Bit of a Biography
06 Dec 2003
Brief details of who I am, what I'm doing here and what I've done before.
A quick biog:

I’m a 29-year-old activist, writer and trainee lawyer from Bristol, UK.

My involvement with Iraq began with campaigning against the economic sanctions – a speaker who had visited Iraq twice came to talk at an information café which a group of us had set up and I felt that I could not ignore the situation.

I first came to Iraq in August 2001 with Voices in the Wilderness to break the sanctions as an act of civil disobedience and to get a perspective on what was happening for the purpose of advocacy work in the UK. In November 2002 I forced the UK Customs and Excise to take me to court for breaking the sanctions. It was the first time that the legality of the sanctions had been considered directly by a British court.

I returned to Iraq as an independent observer in February 2003 and stayed for the month before the war and the first 11 days of the bombing, before being expelled by the Iraqi foreign ministry as part of a purge of independent foreigners.

During the war I was interviewing civilian casualties in the hospitals, taking witness statements and medical reports and, wherever possible, visiting the scene of the bombing to take statements from witnesses and damage reports in order to have a record of what happened to people and to file some legal cases against the UK and US government, some of which are ongoing. My writing about the situation for ordinary people here was published around the world: the Guardian online, the New Zealand Herald, Counterpunch (US and internet), Australian radio and in Japan, Korea and Pakistan.

Prior to coming to Iraq in February 2003 I was working as a mental health advocate for Bristol Mind and in the Immigration Department at Bristol Law Centre, as well as studying part time for my law diploma. I completed the diploma in June 2003 and will start studying for the bar qualification in September 2004.

My current projects are funded by the Joseph Rowntree Reform Trust and Funding for Change as well as by donations from people attending the talks I’ve given in the UK since my return in April 2003. They are as follows:

1. Writing about the current situation from the perspective of people I meet here and about what happened to them during the war, the sanctions and in the years when Saddam was in power with UK government support.

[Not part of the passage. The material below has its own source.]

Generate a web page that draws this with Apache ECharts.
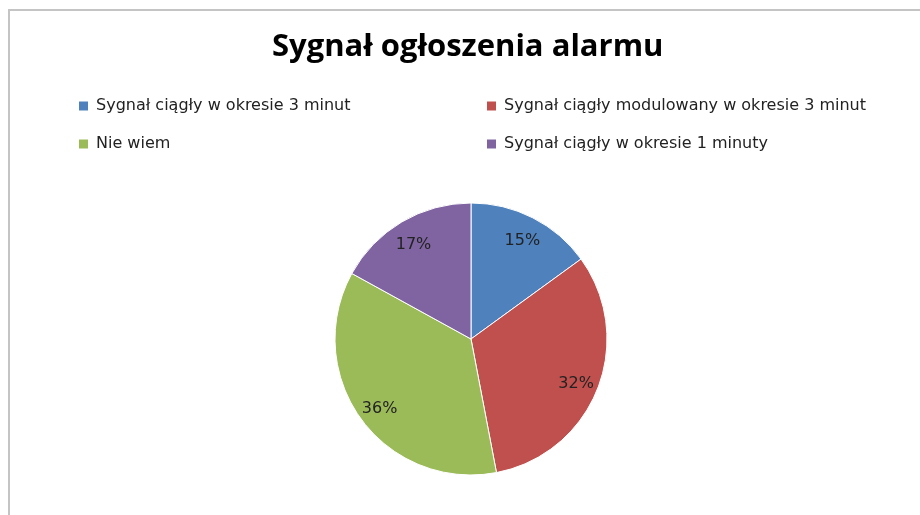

Compiling an oral history of that time in order that there should be a record of the harm done by UK foreign policy

2. Setting up twinning links between schools, universities and hospitals in the UK and in Iraq which will help the rehabilitation of the education system, especially the libraries, help Iraqi doctors make up for the 13 years of isolation from technical progress and build solidarity and an information exchange between the countries.

3. Bringing a small group of performers over in January to work with children traumatized by the war.

4. Filing suitable cases in the European Court of Human Rights against the UK government for breaches of human rights committed in Iraq by it and its allies.

5. Supporting various grass roots Iraqi organisations, for example, by helping to write funding proposals in English and doing advocacy work on their behalf with the ministries and administration, such as requesting the payment of unpaid wages and helping to pursue claims for compensation.

6. Representing the UK organization Child Victims of War in Iraq, by talking to paediatric doctors about what equipment and assistance they need and attempting to access that.